◆ **TASK REQUIREMENTS**: Set down the data below from its first line to the line holding "fig = go.Figure()", inclusive; omit all pictures.

◆ **AVAILABLE DATA**:
● ● ● ● ● ● ●

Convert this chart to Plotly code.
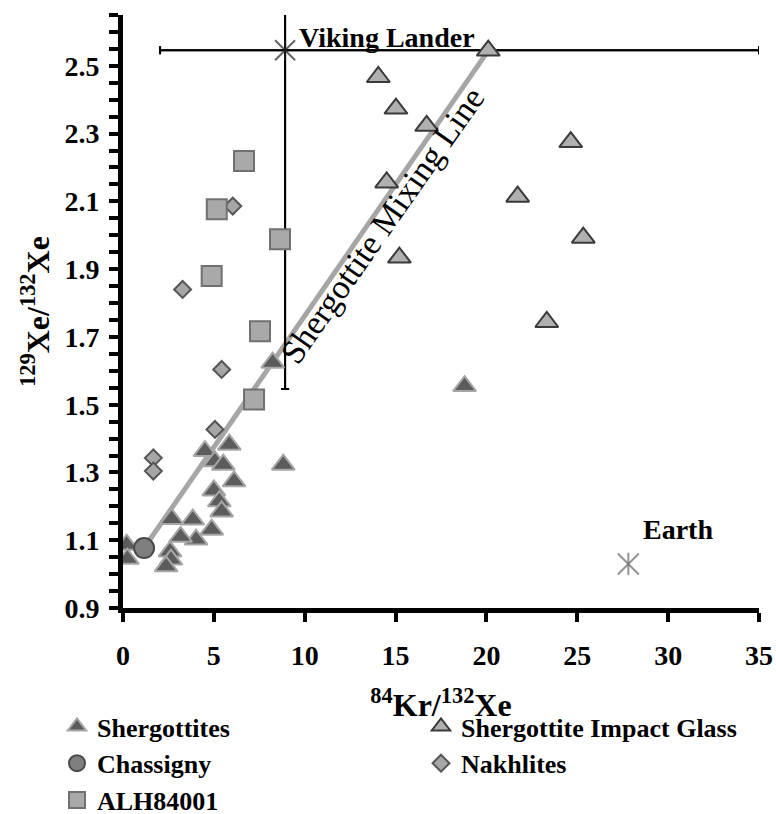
import plotly.graph_objects as go

# ---------------- data ----------------
sherg_x = [8.24, 8.82, 4.51, 5.85, 5.06, 5.52, 6.11, 5.00, 5.30, 5.43, 4.88, 4.02, 3.84,
           2.68, 3.17, 2.59, 2.64, 2.37, 0.20, 0.24, 18.8]
sherg_y = [1.624, 1.323, 1.363, 1.382, 1.333, 1.323, 1.274, 1.247, 1.215, 1.185, 1.131, 1.102,
           1.161, 1.163, 1.110, 1.067, 1.043, 1.023, 1.087, 1.045, 1.555]

glass_x = [20.1, 14.05, 15.02, 16.71, 24.64, 14.51, 21.72, 25.33, 15.21, 23.32]
glass_y = [2.545, 2.467, 2.374, 2.323, 2.275, 2.156, 2.114, 1.993, 1.934, 1.744]

chass_x = [1.16]
chass_y = [1.077]

nakh_x = [5.43, 5.06, 1.67, 1.67, 6.04, 3.28]
nakh_y = [1.604, 1.427, 1.343, 1.304, 2.086, 1.840]

alh_x = [6.66, 5.16, 8.64, 4.88, 7.54, 7.21]
alh_y = [2.219, 2.077, 1.988, 1.880, 1.717, 1.515]

mix_x = [1.16, 20.1]
mix_y = [1.077, 2.545]

viking_x = [8.92]
viking_y = [2.546]
viking_err_x_minus = [6.88]
viking_err_x_plus = [26.08]
viking_err_y_minus = [1.0]
viking_err_y_plus = [0.3]

earth_x = [27.81]
earth_y = [1.03]

x_ticks = [0, 5, 10, 15, 20, 25, 30, 35]
y_ticks = [0.9, 1.1, 1.3, 1.5, 1.7, 1.9, 2.1, 2.3, 2.5]

FONT = "Liberation Serif, Times New Roman, serif"

fig = go.Figure()

# mixing line
fig.add_trace(go.Scatter(x=mix_x, y=mix_y, mode="lines",
                         line=dict(color="#a6a6a6", width=5),
                         showlegend=False, hoverinfo="skip"))

# Viking lander with error bars
fig.add_trace(go.Scatter(
    x=viking_x * 2, y=viking_y * 2, mode="markers",
    marker=dict(symbol=["x-thin-open", "line-ns-open"], size=[20, 15],
                line=dict(color="#222222", width=2), color="#222222"),
    error_x=dict(type="data", symmetric=False, array=viking_err_x_plus * 2,
                 arrayminus=viking_err_x_minus * 2, color="black", thickness=2, width=4),
    error_y=dict(type="data", symmetric=False, array=viking_err_y_plus * 2,
                 arrayminus=viking_err_y_minus * 2, color="black", thickness=2, width=4),
    showlegend=False, hoverinfo="skip"))

# Earth
fig.add_trace(go.Scatter(
    x=earth_x * 2, y=earth_y * 2, mode="markers",
    marker=dict(symbol=["x-thin-open", "line-ns-open"], size=[21, 16],
                line=dict(color="#666666", width=2), color="#666666"),
    showlegend=False, hoverinfo="skip"))

fig.add_trace(go.Scatter(
    x=sherg_x, y=sherg_y, mode="markers", name="Shergottites", legendrank=1,
    marker=dict(symbol="triangle-up", size=20, color="#5c5c5c",
                line=dict(color="#a6a6a6", width=2))))

fig.add_trace(go.Scatter(
    x=glass_x, y=glass_y, mode="markers", name="Shergottite Impact Glass", legendrank=2,
    marker=dict(symbol="triangle-up", size=20, color="#b0b0b0",
                line=dict(color="#3a3a3a", width=2))))

fig.add_trace(go.Scatter(
    x=chass_x, y=chass_y, mode="markers", name="Chassigny", legendrank=3,
    marker=dict(symbol="circle", size=20, color="#7f7f7f",
                line=dict(color="#4a4a4a", width=2))))

fig.add_trace(go.Scatter(
    x=nakh_x, y=nakh_y, mode="markers", name="Nakhlites", legendrank=4,
    marker=dict(symbol="diamond", size=13, color="#a6a6a6",
                line=dict(color="#555555", width=2))))

fig.add_trace(go.Scatter(
    x=alh_x, y=alh_y, mode="markers", name="ALH84001", legendrank=5,
    marker=dict(symbol="square", size=20, color="#a9a9a9",
                line=dict(color="#707070", width=2))))

fig.add_annotation(x=9.55, y=2.585, text="<b>Viking Lander</b>", showarrow=False,
                   xanchor="left", yanchor="middle",
                   font=dict(family=FONT, size=28, color="black", weight="bold"))
fig.add_annotation(x=28.5, y=1.131, text="<b>Earth</b>", showarrow=False,
                   xanchor="left", yanchor="middle",
                   font=dict(family=FONT, size=28, color="black", weight="bold"))
fig.add_annotation(x=14.25, y=2.03, text="Shergottite Mixing Line", showarrow=False,
                   textangle=-55, xanchor="center", yanchor="middle",
                   font=dict(family=FONT, size=34, color="black", weight="normal"))

W, H = 776, 814
L, R, T, B = 123, 17, 15, 206
PW, PH = W - L - R, H - T - B

fig.update_layout(
    width=W, height=H, autosize=False,
    margin=dict(l=L, r=R, t=T, b=B, autoexpand=False),
    paper_bgcolor="white", plot_bgcolor="white",
    font=dict(family=FONT, size=28, color="black"),
    showlegend=True,
    legend=dict(orientation="h", xref="paper", yref="paper",
                x=(57 - L) / PW, y=-(703 - (H - B)) / PH, xanchor="left", yanchor="top",
                entrywidth=319, entrywidthmode="pixels",
                font=dict(family=FONT, size=26, color="black", weight="bold"),
                tracegroupgap=0, itemsizing="trace", bgcolor="rgba(0,0,0,0)"),
)

fig.update_xaxes(
    range=[0, 35], tickmode="array", tickvals=x_ticks, ticktext=[str(v) for v in x_ticks],
    showgrid=False, zeroline=False, showline=True, linecolor="black", linewidth=5,
    ticks="outside", ticklen=9, tickwidth=4, tickcolor="black",
    ticklabelstandoff=9, automargin=False,
    tickfont=dict(family=FONT, size=28, color="black", weight="bold"),
    title=dict(text="<sup>84</sup>Kr/<sup>132</sup>Xe", standoff=26,
               font=dict(family=FONT, size=32, color="black", weight="bold")),
)

fig.update_yaxes(
    range=[0.9, 2.65], tickmode="array", tickvals=y_ticks,
    ticktext=[f"{v:.1f}" for v in y_ticks],
    showgrid=False, zeroline=False, showline=True, linecolor="black", linewidth=5,
    ticks="outside", ticklen=9, tickwidth=4, tickcolor="black",
    ticklabelstandoff=4, automargin=False,
    minor=dict(tick0=0.9, dtick=0.05, ticks="outside", ticklen=9, tickwidth=4,
               tickcolor="black", showgrid=False),
    tickfont=dict(family=FONT, size=28, color="black", weight="bold"),
    title=dict(text="<sup>129</sup>Xe/<sup>132</sup>Xe", standoff=7,
               font=dict(family=FONT, size=32, color="black", weight="bold")),
)

fig.write_html("out.html", config={"displayModeBar": False},
               post_script="document.body.style.margin='0px';")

● ● ● ● ● ● ●

◆ **SOLUTION TO THIS PROBLEM**:
Convert this chart to Plotly code.
import plotly.graph_objects as go

# ---------------- data ----------------
sherg_x = [8.24, 8.82, 4.51, 5.85, 5.06, 5.52, 6.11, 5.00, 5.30, 5.43, 4.88, 4.02, 3.84,
           2.68, 3.17, 2.59, 2.64, 2.37, 0.20, 0.24, 18.8]
sherg_y = [1.624, 1.323, 1.363, 1.382, 1.333, 1.323, 1.274, 1.247, 1.215, 1.185, 1.131, 1.102,
           1.161, 1.163, 1.110, 1.067, 1.043, 1.023, 1.087, 1.045, 1.555]

glass_x = [20.1, 14.05, 15.02, 16.71, 24.64, 14.51, 21.72, 25.33, 15.21, 23.32]
glass_y = [2.545, 2.467, 2.374, 2.323, 2.275, 2.156, 2.114, 1.993, 1.934, 1.744]

chass_x = [1.16]
chass_y = [1.077]

nakh_x = [5.43, 5.06, 1.67, 1.67, 6.04, 3.28]
nakh_y = [1.604, 1.427, 1.343, 1.304, 2.086, 1.840]

alh_x = [6.66, 5.16, 8.64, 4.88, 7.54, 7.21]
alh_y = [2.219, 2.077, 1.988, 1.880, 1.717, 1.515]

mix_x = [1.16, 20.1]
mix_y = [1.077, 2.545]

viking_x = [8.92]
viking_y = [2.546]
viking_err_x_minus = [6.88]
viking_err_x_plus = [26.08]
viking_err_y_minus = [1.0]
viking_err_y_plus = [0.3]

earth_x = [27.81]
earth_y = [1.03]

x_ticks = [0, 5, 10, 15, 20, 25, 30, 35]
y_ticks = [0.9, 1.1, 1.3, 1.5, 1.7, 1.9, 2.1, 2.3, 2.5]

FONT = "Liberation Serif, Times New Roman, serif"

fig = go.Figure()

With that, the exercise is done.